Saturday, November 8, 2014
:
1:45 PM
Apache (Convention Center)
*Names in bold indicate Presenter
Jia Lu, University of Southern California
While scholars in policy and planning have emphasized the theoretical significance of the civil society construct in the public sphere and its involvement in the policy decision-making process, rarely has attention been given to the dynamics of the action structure inside the civil society domain. It is thus critical to depict accurately the governing rules and the sources of agency—the active initiation of resilient behavior--from the perspective of civil society actors. This study pays particular attention to the application and execution of the social network methods to look into the relational nature of human behavior in activating collective capacity to adapt to change. I examine a self-initiating and self-evolving change process in civil society after the 2008 Wenchuan earthquake in China. Using network data from 70 Sichuan-based earthquake recovery-oriented informal social groups and formal nongovernmental organizations (NGOs), I investigated the network behavior among these civil society actors over three specified time periods: 1) before the 2008 Earthquake; 2) immediately and short-term after the Earthquake;, and 3) long-term (up to three years) recovery period.
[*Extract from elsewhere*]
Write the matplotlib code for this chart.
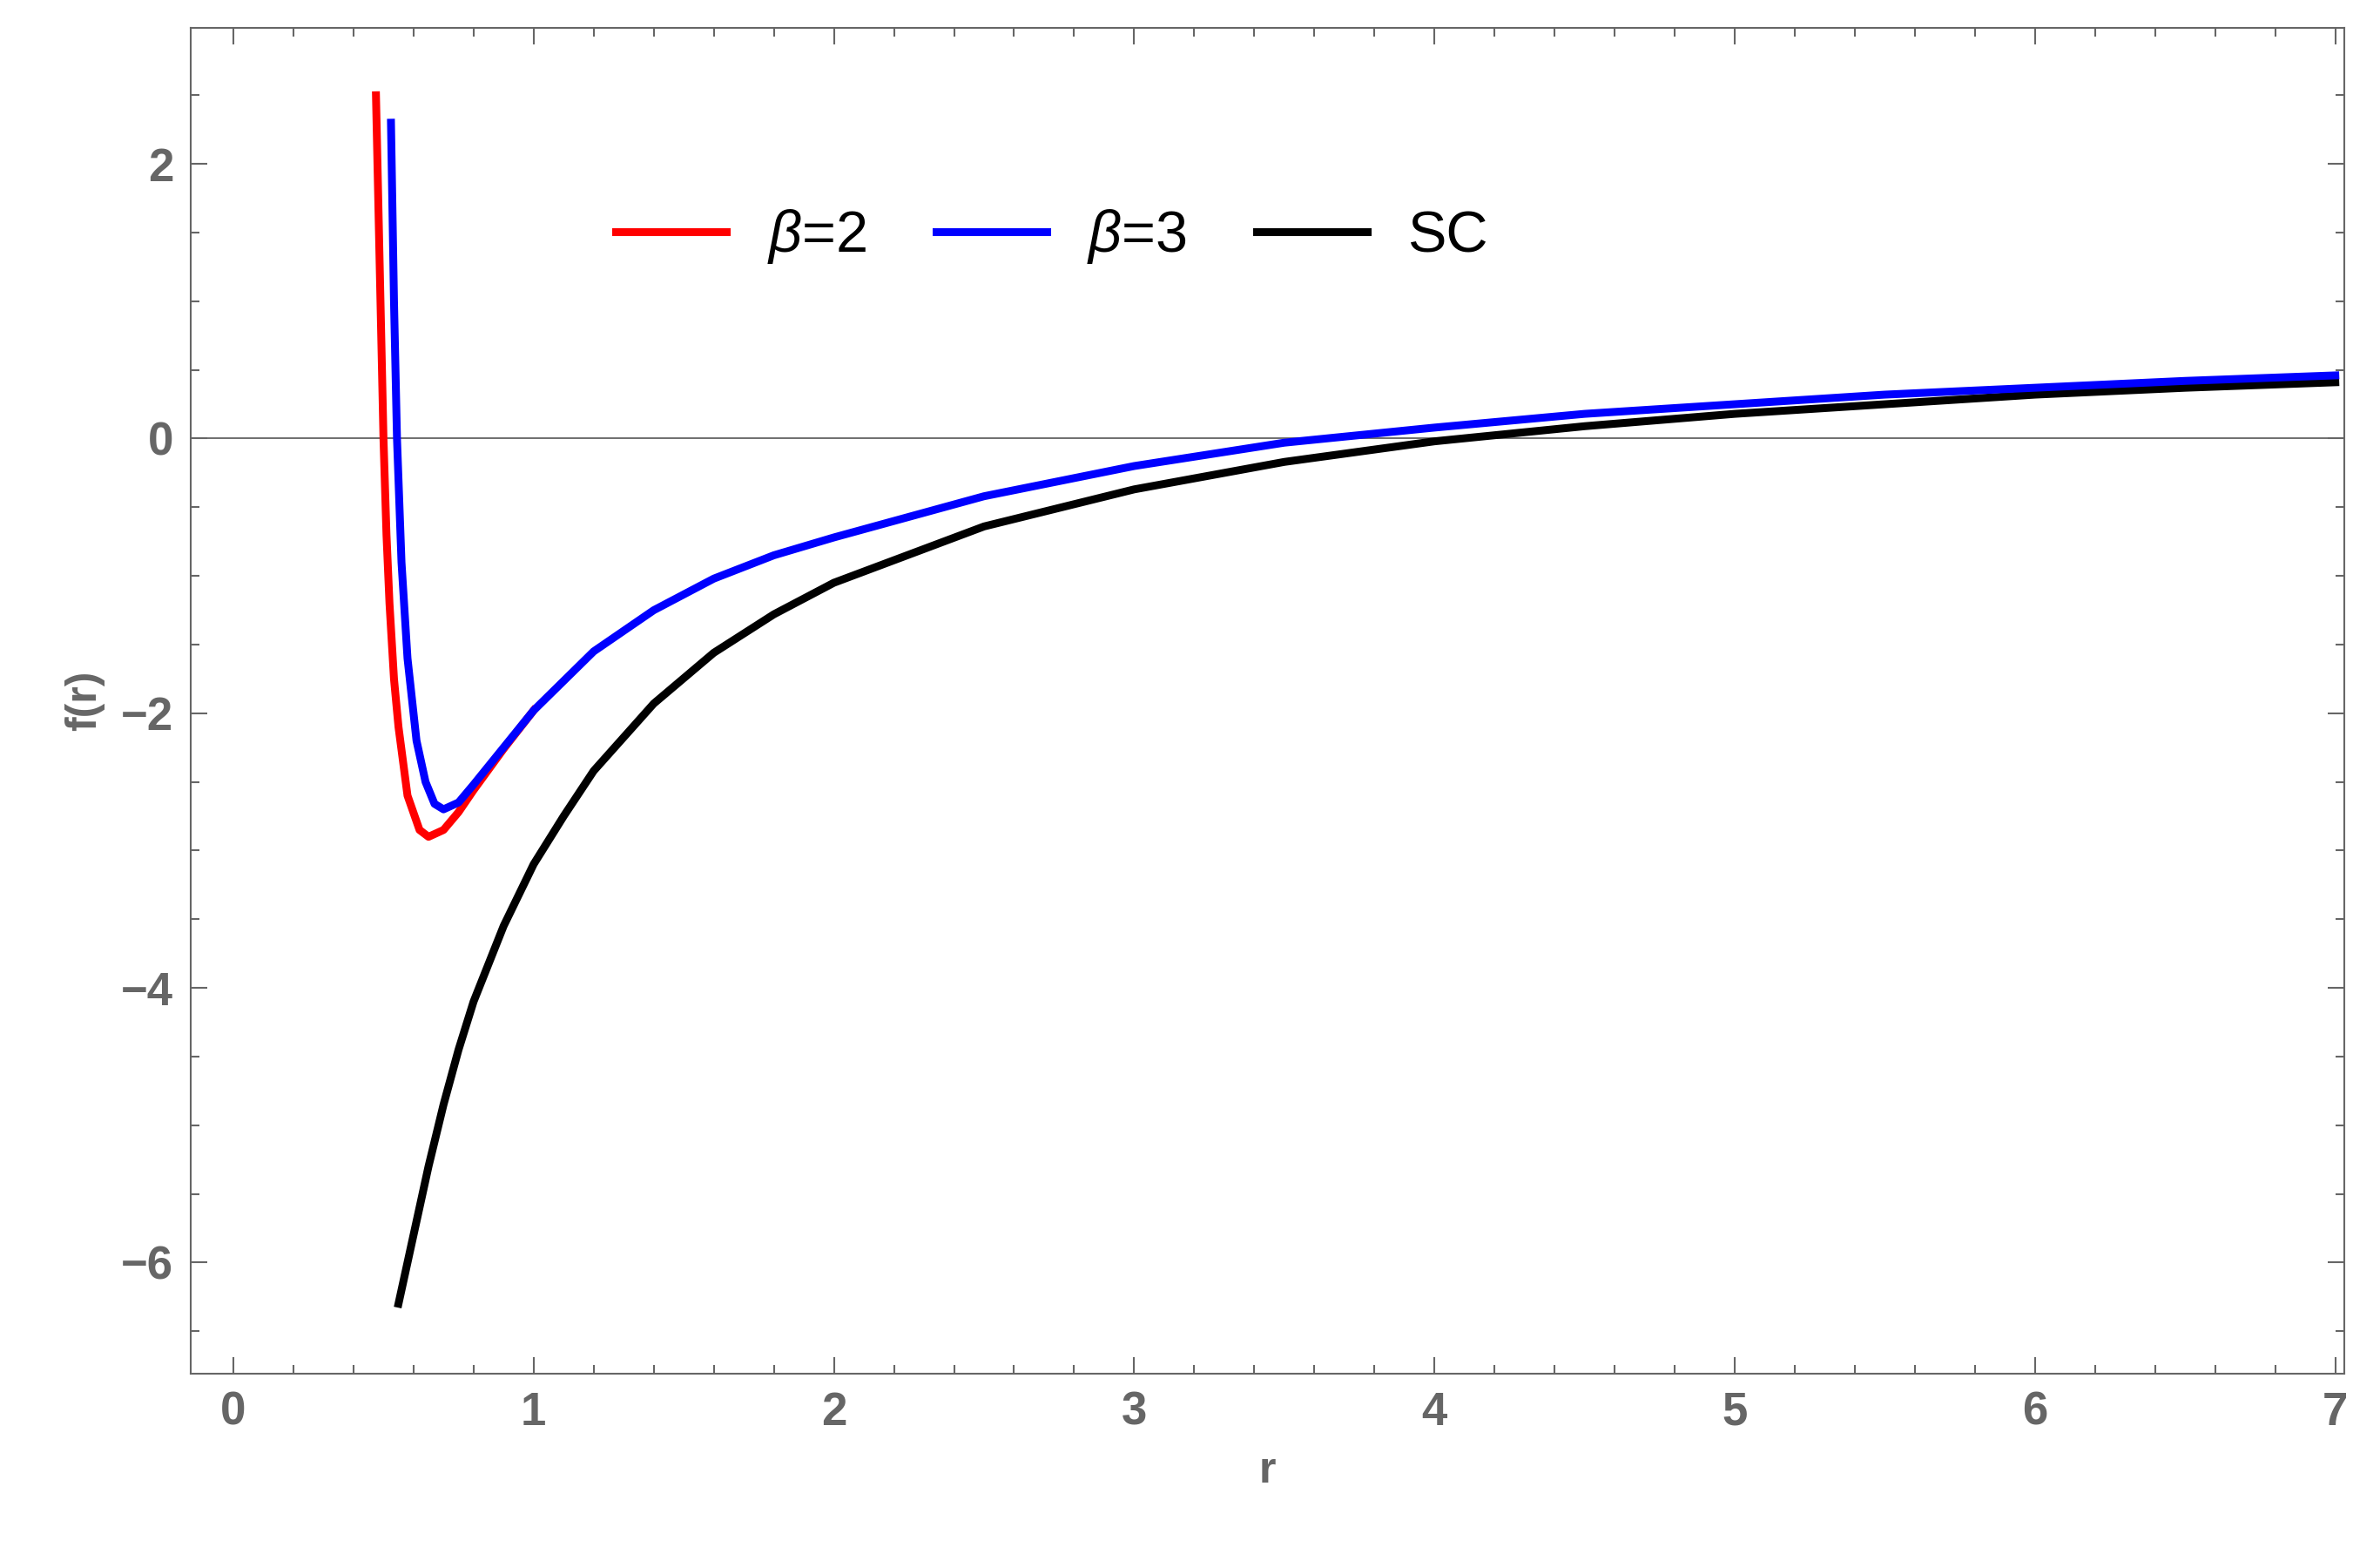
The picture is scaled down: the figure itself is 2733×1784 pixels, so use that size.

I utilized the SIENA program implemented in the R statistical system to investigate longitudinally: 1) Whether the institutional status in terms of actor registration had an effect on communication and collaboration behavior; 2) Whether there were structural tendencies that would affect specific formation patterns of network development in communication and collaboration; 3) Whether the types of recovery activities in which actors engaged in had an effect on the structural dynamics of the communication and collaboration networks; 4) Whether there were tendencies for cross-mediation between communication and collaboration structures.
The findings demonstrated the formation of a type of proactive coping style through which newly emerged group and organizational actors took the primary role in overcoming their differences in institutional status and in re-constructing a social structural environment that nurtured the long term social capacity in dealing with extreme distress or uncertainty. The inter-group autopoietic behavior self-generated a kind of change dynamics that prompted its own structural evolution, thus showing preliminary signs of endurance and transformation.
This study illuminates the significance of the cultural-cognitive aspect of institutional formation and sustainability in order to understand the emerging process of a self-generating social support system at the informal group and formal organizational level. The study also contributed to how the concept of power can be understood by way of examining the civil society construct in times of extreme uncertainty. The network analytic method implemented in this study identifies key behavioral factors that can facilitate the policy process opening up opportunities for citizen participation and enhancing the capabilities of civil society actors. This endeavor thus sheds light to the development of policy tools to evaluate the action and behavioral outcomes of the stakeholders in the policy system dynamic, thus enhance the capacity of public managers and planners to be more responsive to change as well as the social and political contexts within which changes are often embedded.